Master Thesis Defense: Ahmad Tahmid
Speaker: Ahmad Tahmid
Supervisor: Dr. N. Tsantalis
Drs. T.-H. Chen, E. Shihab, Y.-G. Gueheneuc (Chair)
Title: Frequently Refactored Code Idioms
Date: Wednesday, November 27, 2019
Place: EV 2.260
It is important to refactor software source code from time to time to preserve its maintainability and understandability. Despite this, software developers rarely dedicate time for refactoring due to deadline pressure or resource limitations. To help developers take advantage of refactoring opportunities, researchers have been working towards automated refactoring recommendation systems for a long time. However, these techniques suffer from low precision, as many of their recommendations are irrelevant to the developers. As a result, most developers do not rely on these systems and prefer to perform refactoring based on their own experience and intuition. To shed more light on the practice of refactoring, we investigate the characteristics of the code fragments that get refactored most frequently across software repositories.
Finding the most repeatedly refactored fragments can be very challenging due to the following factors: i) Refactorings are highly influenced by the context of the code. Therefore, it is difficult to remove context-specific information and find similarities. ii) Refactorings are usually more complex than simple code edits such as line additions or deletions. Therefore, basic source code matching techniques, such as token sequence matching do not produce good results. iii) A higher level of abstraction is required to match refactored code fragments within projects of a different domain.
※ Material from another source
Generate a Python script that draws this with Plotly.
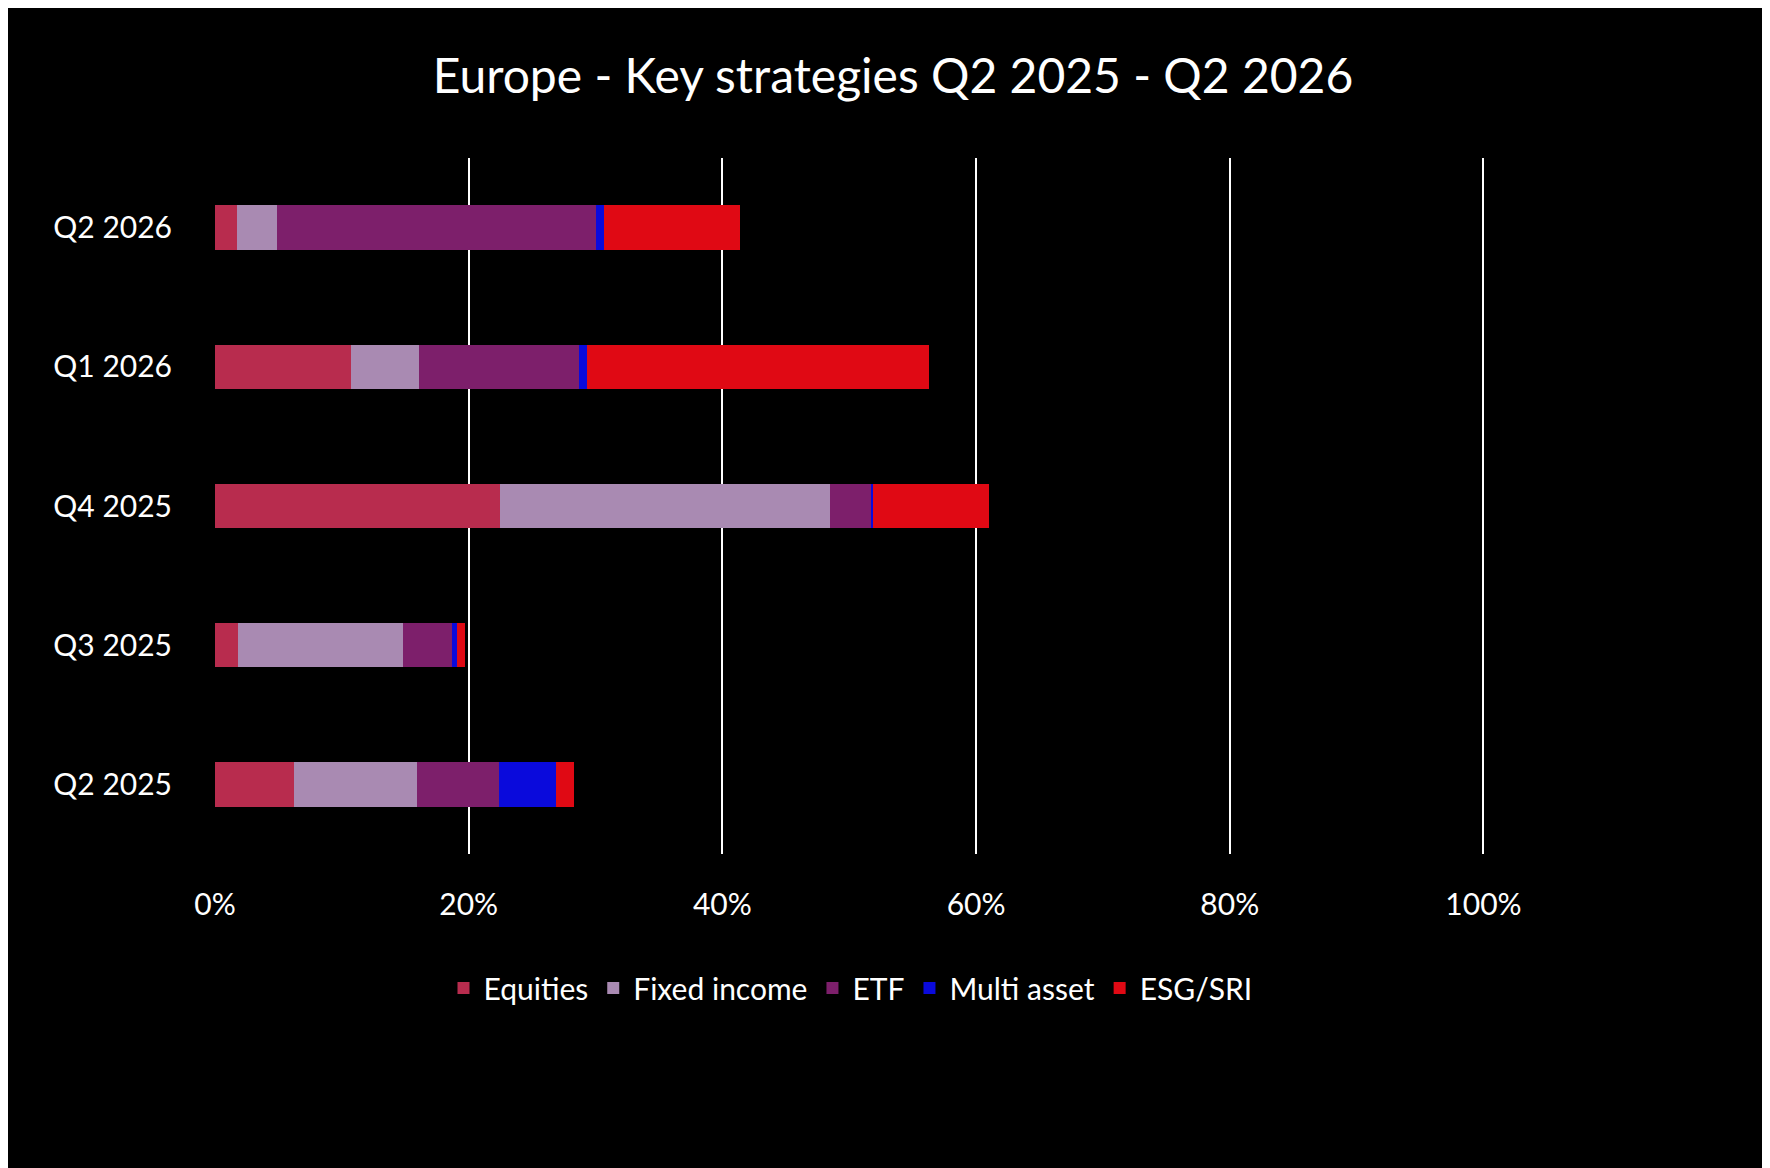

At the same time, the structural detail of the code must be preserved to find accurate results. In this study, we tried to overcome the above-mentioned challenges and explore several ways to compare refactored code from different contexts. We transformed the refactored code to different source code representations and attempted to find non-trivial refactored code idioms, which cannot be identified using the standard code comparison techniques.
In this thesis, we are presenting the findings of our study, in which we examine the repetitiveness of refactorings on a large java codebase of 1,025 projects. We discuss how we analyze our dataset of 47,647 refactored code fragments using a combination of state-of-art code matching techniques. Finally, we report the most common refactoring actions and discuss the motivations behind those.